Using the phone where she can cuts down her fear of possible misinterpretations arising from differing sign language usage from one country to the next when it comes to face-to-face appointment-making.
The main aim of the congress, which is held every four years — the last one was in Montreal, Canada — is “to advance recognition of sign language in national legislations,” says co-organiser Ana Maria Vazquez, a university sign language specialist.
But at the same time the meeting is also an opportunity for deaf people to share their experiences and knowledge in the fields of education, culture, science and application of new technologies.
Telecoms companies are, meanwhile, showing increasing interest in the deaf persons’ market.
British operator Vodafone is one of some 30 companies and associations who have stands at the congress and are offering a range of special deals for the hard of hearing.

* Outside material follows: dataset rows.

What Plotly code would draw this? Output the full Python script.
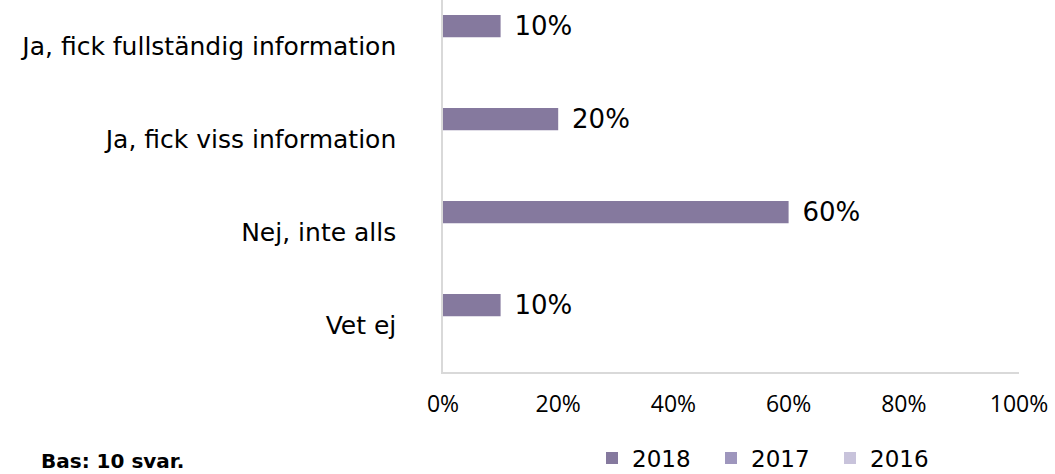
import plotly.graph_objects as go

categories = ["Ja, fick fullständig information", "Ja, fick viss information", "Nej, inte alls", "Vet ej"]
series_names = ["2018", "2017", "2016"]
values_2018 = [0.10, 0.20, 0.60, 0.10]
values_2017 = [None, None, None, None]
values_2016 = [None, None, None, None]
x_ticks = [0, 0.2, 0.4, 0.6, 0.8, 1.0]
x_tick_labels = ["0%", "20%", "40%", "60%", "80%", "100%"]
colors = ["#85799e", "#9e96bd", "#c8c3db"]

FONT = "DejaVu Sans, sans-serif"

W, H = 1055, 474
L, R, T, B = 443, 36, 0, 102
ph = H - T - B
pw = W - L - R

fig = go.Figure()
for i, (name, vals, col) in enumerate(zip(series_names, [values_2018, values_2017, values_2016], colors)):
    fig.add_trace(go.Bar(
        y=categories, x=vals, name=name, orientation="h",
        width=0.24, offset=-0.34 + 0.24 * i,
        marker=dict(color=col, line=dict(width=0)),
        texttemplate="\u00a0\u200a%{x:.0%}",
        textposition="outside", cliponaxis=False, constraintext="none",
        textfont=dict(family=FONT, size=26, color="#000000"),
    ))

py = lambda p: -(p - (T + ph)) / ph
px = lambda p: (p - L) / pw

fig.update_layout(
    width=W, height=H,
    margin=dict(l=L, r=R, t=T, b=B, autoexpand=False),
    barmode="overlay",
    plot_bgcolor="white", paper_bgcolor="white",
    font=dict(family=FONT, color="#000000"),
    showlegend=True,
    legend=dict(orientation="h", x=px(592), xanchor="left",
                y=py(458), yanchor="middle",
                font=dict(family=FONT, size=23), traceorder="normal",
                itemwidth=30, entrywidth=74, bgcolor="rgba(0,0,0,0)"),
    xaxis=dict(range=[0, 1], tickvals=x_ticks, ticktext=x_tick_labels,
               showgrid=False, zeroline=False, showline=True, linecolor="#d9d9d9",
               linewidth=1.5, ticks="", ticklabelstandoff=11,
               tickfont=dict(family="Open Sans, sans-serif", size=23)),
    yaxis=dict(autorange="reversed", showgrid=False, zeroline=False, showline=True,
               linecolor="#d9d9d9", linewidth=1.5, ticks="", ticklabelstandoff=40,
               tickfont=dict(family=FONT, size=25)),
    annotations=[dict(text="<b>Bas: 10 svar.</b>", xref="paper", yref="paper",
                      x=px(40), y=py(461), xanchor="left", borderpad=0,
                      yanchor="middle", showarrow=False,
                      font=dict(family=FONT, size=20))],
)
fig.write_html("out.html", config={"displayModeBar": False},
               post_script="document.body.style.margin='0';document.body.style.overflow='hidden';")
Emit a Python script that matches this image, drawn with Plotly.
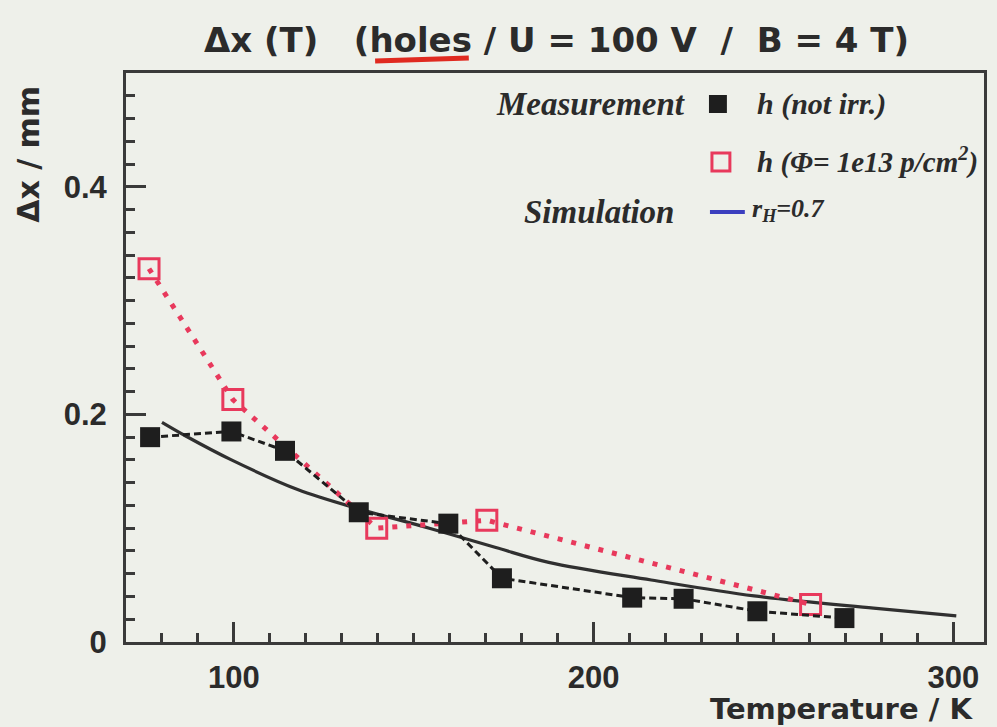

“Vodafone wants to be a company embracing everyone, including the handicapped,” explains Rosa Maria Martin on behalf of the firm which is Spain’s number two mobile operator.
The company is offering special deals for Blackberry wireless handheld devices made by the Canadian firm RIM (Research in Motion) whose “chat applications are perfectly adapted to deaf people’s communications needs,” a brochure explains.
David Hoareau has travelled 12,00 kilometres (8,000 miles) from the Indian Ocean island of Reunion to attend along with 20 students from a specialist centre for the deaf.
“Deaf people have a reputation for being isolated. This congress shows that, on the contrary, we are capable of coming out and sharing our experiences and communicating,” Hoareau said.
The raft of different versions of sign language across the world can make face-to-face communication difficult at such an international event, Hoareau admits, though the burgeoning technological aid helps in that direction.
“It’s difficult. But with a little perseverance, following facial expressions carefully and only expressing simple things, you end up being able to communicate with everyone as anyone addressing a congress would do by using basic English” as a catch-all language, he explains.